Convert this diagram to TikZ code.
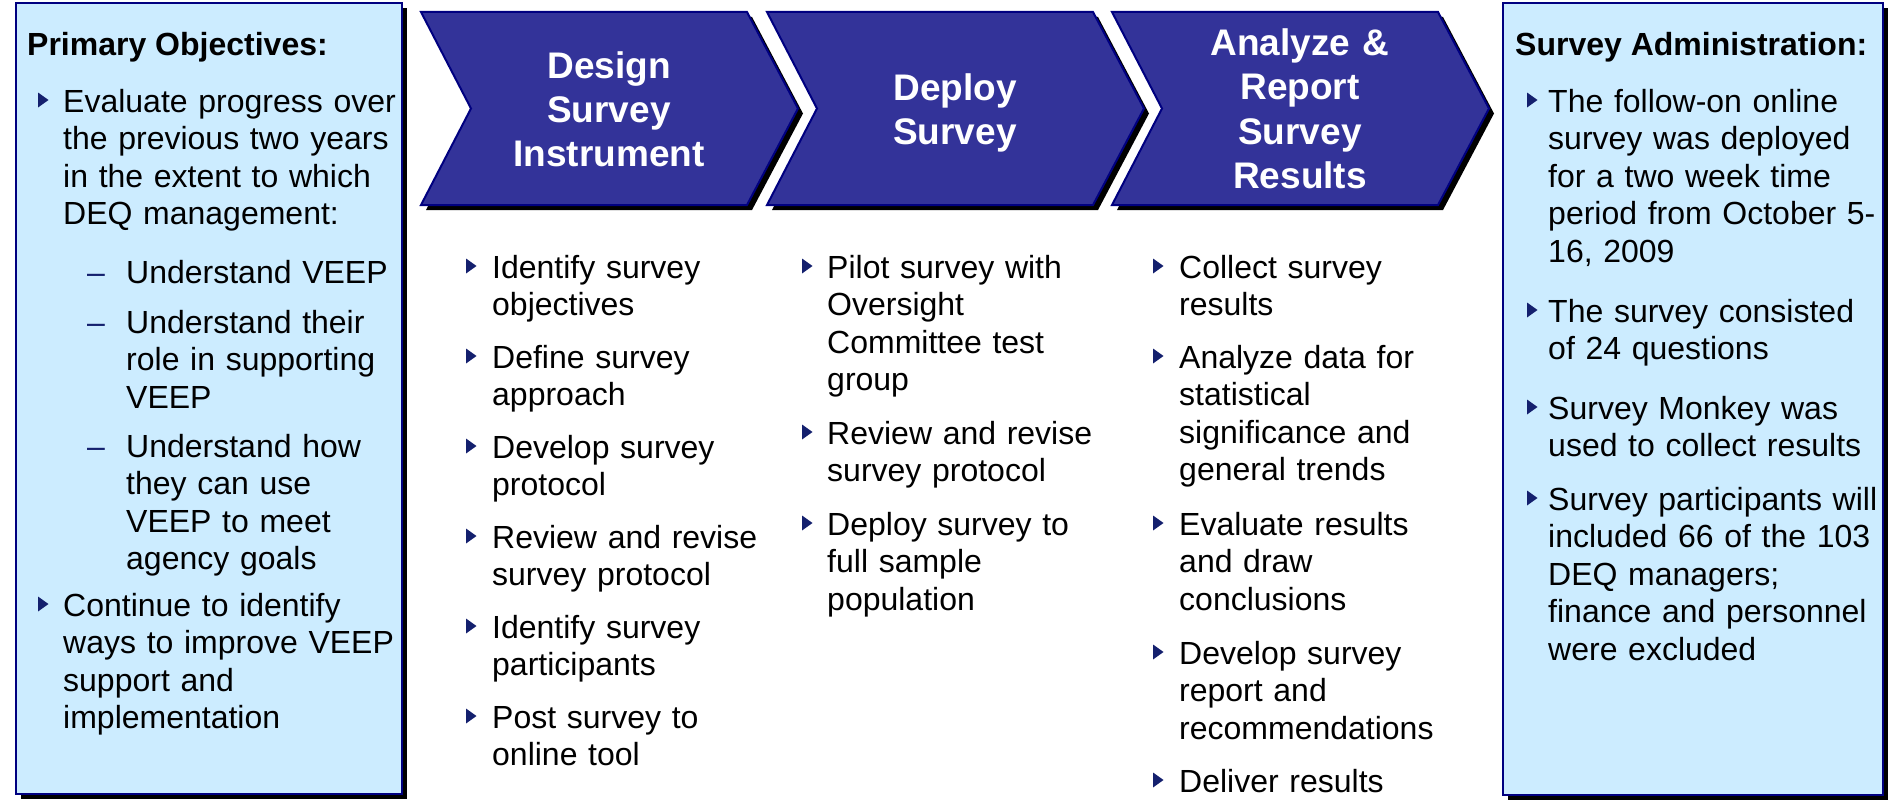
\documentclass[tikz,border=0pt]{standalone}
\usepackage{fontspec}
\setmainfont{Liberation Sans}
\definecolor{panelfill}{HTML}{CCECFF}
\definecolor{navyline}{HTML}{000080}
\definecolor{chevfill}{HTML}{333399}
\definecolor{bulletnavy}{HTML}{14206E}

\tikzset{
  panel/.style={fill=panelfill, draw=navyline, line width=2pt},
  dropshade/.style={fill=black},
  chevron/.style={fill=chevfill, draw=navyline, line width=2pt, line join=miter},
  headline/.style={text=white, font=\fontsize{37}{44.5}\selectfont\bfseries,
    align=center, text width=320pt, inner sep=0pt, anchor=base},
  bodytext/.style={font=\fontsize{32}{37.5}\selectfont, align=left,
    text width=400pt, inner sep=0pt, anchor=base west},
  titletext/.style={font=\fontsize{32}{37.5}\selectfont\bfseries,
    inner sep=0pt, anchor=base west},
  dashmark/.style={font=\fontsize{32}{37.5}\selectfont, text=bulletnavy,
    inner sep=0pt, anchor=base west},
  tri/.style={fill=bulletnavy},
}

% triangular bullet beside the text baseline at (x, y)
\newcommand\tribullet[2]{\fill[tri, shift={(#1,#2)}] (0,-19.5) -- (0,-4.5) -- (10.5,-12) -- cycle;}
% chevron with its top-left corner at x
\newcommand\chevronpath[1]{[shift={(#1,0)}] (0,12) -- (326,12) -- (377,108.5) -- (326,205) -- (0,205) -- (50,108.5) -- cycle}

\begin{document}
\begin{tikzpicture}[x=1pt, y=-1pt]
  \useasboundingbox (0,0) rectangle (1888,800);

  % ---- left panel: primary objectives ----
  \fill[dropshade] (21,8) rectangle (407,799);
  \draw[panel] (16,3) rectangle (402,794);
  \node[titletext] (objtitle) at (27,56) {Primary Objectives:};

  \tribullet{38}{112}
  \node[bodytext] (obj1) at (63,112) {Evaluate progress over\\the previous two years\\in the extent to which\\DEQ management:};
  \node[dashmark] (d1) at (87,283) {–};
  \node[bodytext] (obj1a) at (126,283) {Understand VEEP};
  \node[dashmark] (d2) at (87,333) {–};
  \node[bodytext] (obj1b) at (126,333) {Understand their\\role in supporting\\VEEP};
  \node[dashmark] (d3) at (87,457) {–};
  \node[bodytext] (obj1c) at (126,457) {Understand how\\they can use\\VEEP to meet\\agency goals};
  \tribullet{38}{616}
  \node[bodytext] (obj2) at (63,616) {Continue to identify\\ways to improve VEEP\\support and\\implementation};

  % ---- process chevrons ----
  \fill[dropshade, shift={(5,5)}] \chevronpath{421};
  \draw[chevron] \chevronpath{421};
  \fill[dropshade, shift={(5,5)}] \chevronpath{767};
  \draw[chevron] \chevronpath{767};
  \fill[dropshade, shift={(5,5)}] \chevronpath{1112};
  \draw[chevron] \chevronpath{1112};

  \node[headline] (design) at (609,78) {Design\\Survey\\Instrument};
  \node[headline] (deploy) at (955,100) {Deploy\\Survey};
  \node[headline] (analyze) at (1300,55.5) {Analyze \&\\Report\\Survey\\Results};

  % ---- design steps ----
  \tribullet{466}{278}
  \node[bodytext] (ds1) at (492,278) {Identify survey\\objectives};
  \tribullet{466}{368}
  \node[bodytext] (ds2) at (492,368) {Define survey\\approach};
  \tribullet{466}{458}
  \node[bodytext] (ds3) at (492,458) {Develop survey\\protocol};
  \tribullet{466}{548}
  \node[bodytext] (ds4) at (492,548) {Review and revise\\survey protocol};
  \tribullet{466}{638}
  \node[bodytext] (ds5) at (492,638) {Identify survey\\participants};
  \tribullet{466}{728}
  \node[bodytext] (ds6) at (492,728) {Post survey to\\online tool};

  % ---- deploy steps ----
  \tribullet{802}{278}
  \node[bodytext] (dp1) at (827,278) {Pilot survey with\\Oversight\\Committee test\\group};
  \tribullet{802}{444}
  \node[bodytext] (dp2) at (827,444) {Review and revise\\survey protocol};
  \tribullet{802}{535}
  \node[bodytext] (dp3) at (827,535) {Deploy survey to\\full sample\\population};

  % ---- analysis steps ----
  \tribullet{1153}{278}
  \node[bodytext] (an1) at (1179,278) {Collect survey\\results};
  \tribullet{1153}{368}
  \node[bodytext] (an2) at (1179,368) {Analyze data for\\statistical\\significance and\\general trends};
  \tribullet{1153}{535}
  \node[bodytext] (an3) at (1179,535) {Evaluate results\\and draw\\conclusions};
  \tribullet{1153}{664}
  \node[bodytext] (an4) at (1179,664) {Develop survey\\report and\\recommendations};
  \tribullet{1153}{792}
  \node[bodytext] (an5) at (1179,792) {Deliver results};

  % ---- right panel: survey administration ----
  \fill[dropshade] (1508,8) rectangle (1888,800);
  \draw[panel] (1503,3) rectangle (1883,795);
  \node[titletext] (admtitle) at (1515,56) {Survey Administration:};

  \tribullet{1527}{112}
  \node[bodytext] (adm1) at (1548,112) {The follow-on online\\survey was deployed\\for a two week time\\period from October 5-\\16, 2009};
  \tribullet{1527}{322}
  \node[bodytext] (adm2) at (1548,322) {The survey consisted\\of 24 questions};
  \tribullet{1527}{419}
  \node[bodytext] (adm3) at (1548,419) {Survey Monkey was\\used to collect results};
  \tribullet{1527}{510}
  \node[bodytext] (adm4) at (1548,510) {Survey participants will\\included 66 of the 103\\DEQ managers;\\finance and personnel\\were excluded};
\end{tikzpicture}
\end{document}
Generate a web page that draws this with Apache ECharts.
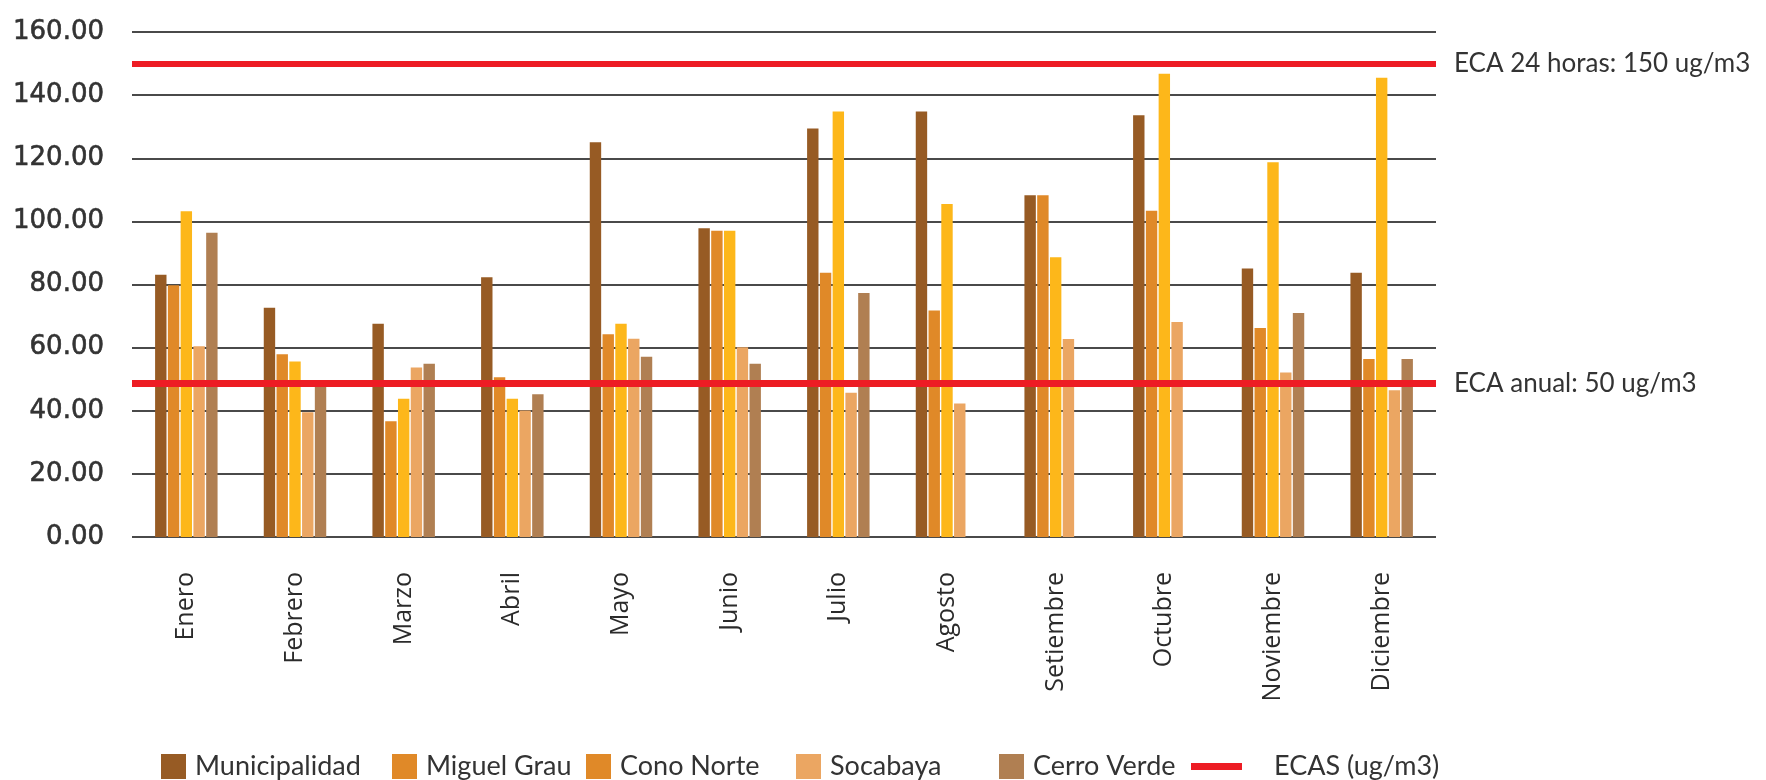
<!DOCTYPE html>
<html>
<head>
<meta charset="utf-8">
<script src="https://cdn.jsdelivr.net/npm/echarts@6/dist/echarts.min.js"></script>
<style>
html,body{margin:0;padding:0;background:#fff;}
#chart{width:1766px;height:780px;}
</style>
</head>
<body>
<div id="chart"></div>
<script>
// ---- data ----
const months = ['Enero','Febrero','Marzo','Abril','Mayo','Junio','Julio','Agosto','Setiembre','Octubre','Noviembre','Diciembre'];
const municipalidad = [83.1, 72.6, 67.6, 82.3, 125.1, 97.8, 129.4, 134.8, 108.3, 133.6, 85.1, 83.7];
const miguelGrau    = [79.8, 57.9, 36.7, 50.6, 64.2, 97.0, 83.7, 71.8, 108.3, 103.4, 66.2, 56.4];
const conoNorte     = [103.2, 55.6, 43.8, 43.8, 67.6, 97.0, 134.8, 105.5, 88.6, 146.8, 118.7, 145.5];
const socabaya      = [60.4, 39.5, 53.7, 40.1, 62.8, 60.1, 45.7, 42.3, 62.7, 68.1, 52.1, 46.5];
const cerroVerde    = [96.4, 47.8, 54.9, 45.2, 57.1, 54.9, 77.3, null, null, null, 71.0, 56.4];
const ecaLevels = [150, 48.7];
const ecaLabels = ['ECA 24 horas: 150 ug/m3', 'ECA anual: 50 ug/m3'];
const yTicks = [0, 20, 40, 60, 80, 100, 120, 140, 160];

const names = ['Municipalidad','Miguel Grau','Cono Norte','Socabaya','Cerro Verde'];
const values = [municipalidad, miguelGrau, conoNorte, socabaya, cerroVerde];
const colors = ['#975B24','#E08928','#FDB71A','#EBA662','#B07F52'];
const legendColors = ['#975B24','#E08928','#E08928','#EBA662','#B07F52'];
const legendLeft = [161, 392, 586, 796, 999];
const RED = '#ED1C24';
const labelFont = 'Lato, "Open Sans", sans-serif';

const chart = echarts.init(document.getElementById('chart'), null, {renderer:'canvas'});

const barSeries = names.map((n, i) => ({
  name: n,
  type: 'bar',
  data: values[i],
  barWidth: 11.4,
  barGap: '12%',
  itemStyle: { color: colors[i] },
  emphasis: { disabled: true }
}));

const ecaSeries = {
  name: 'ECAS (ug/m3)',
  type: 'line',
  data: [],
  color: RED,
  itemStyle: { color: RED },
  lineStyle: { color: RED, width: 6 },
  markLine: {
    silent: true,
    symbol: ['none','none'],
    animation: false,
    data: ecaLevels.map((v, i) => ({
      yAxis: v,
      lineStyle: { color: RED, width: i === 0 ? 6 : 7, type: 'solid' },
      label: { formatter: ecaLabels[i] }
    })),
    label: {
      show: true,
      position: 'end',
      distance: 18,
      color: '#333',
      fontSize: 26,
      fontFamily: labelFont
    }
  }
};

const legendText = { color: '#333', fontSize: 27, fontFamily: labelFont };
const legends = names.map((n, i) => ({
  show: true,
  left: legendLeft[i],
  top: 753,
  padding: 0,
  selectedMode: false,
  icon: 'rect',
  itemWidth: 25,
  itemHeight: 25,
  data: [{ name: n, itemStyle: { color: legendColors[i] } }],
  textStyle: Object.assign({ padding: [0,0,0,4] }, legendText)
}));
legends.push({
  show: true,
  left: 1191,
  top: 753,
  padding: 0,
  selectedMode: false,
  icon: 'rect',
  itemWidth: 51,
  itemHeight: 7,
  data: [{ name: 'ECAS (ug/m3)', itemStyle: { color: RED } }],
  textStyle: Object.assign({ padding: [0,0,0,27] }, legendText)
});

chart.setOption({
  animation: false,
  backgroundColor: '#fff',
  grid: { left: 132, right: 330, top: 32, bottom: 243, containLabel: false },
  legend: legends,
  xAxis: {
    type: 'category',
    data: months,
    axisLine: { show: false },
    axisTick: { show: false },
    axisLabel: {
      rotate: 90,
      margin: 35,
      color: '#2b2b2b',
      fontSize: 25,
      fontFamily: '"Open Sans", sans-serif',
      padding: [0, 0, 12, 0],
      interval: 0
    }
  },
  yAxis: {
    type: 'value',
    min: yTicks[0],
    max: yTicks[yTicks.length - 1],
    interval: yTicks[1] - yTicks[0],
    axisLine: { show: false },
    axisTick: { show: false },
    axisLabel: {
      margin: 28,
      color: '#333',
      fontSize: 26,
      textBorderColor: '#333',
      textBorderWidth: 0.6,
      fontFamily: '"DejaVu Sans", sans-serif',
      formatter: v => v.toFixed(2)
    },
    splitLine: { show: true, lineStyle: { color: '#4a4a4a', width: 2 } }
  },
  series: [...barSeries, ecaSeries]
});
</script>
</body>
</html>
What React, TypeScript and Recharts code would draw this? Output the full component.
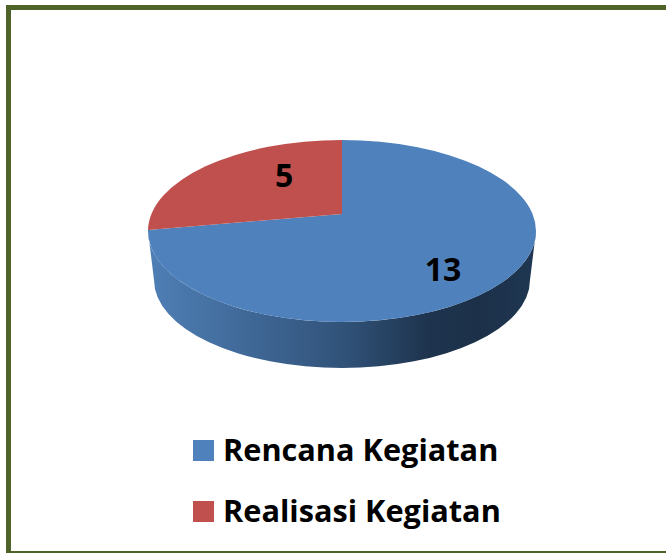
---
_Set task_.
Identify the lines above with the word "code". Copy them.

_Task response_.
Convert this diagram to TikZ code.
What React, TypeScript and Recharts code would draw this? Output the full component.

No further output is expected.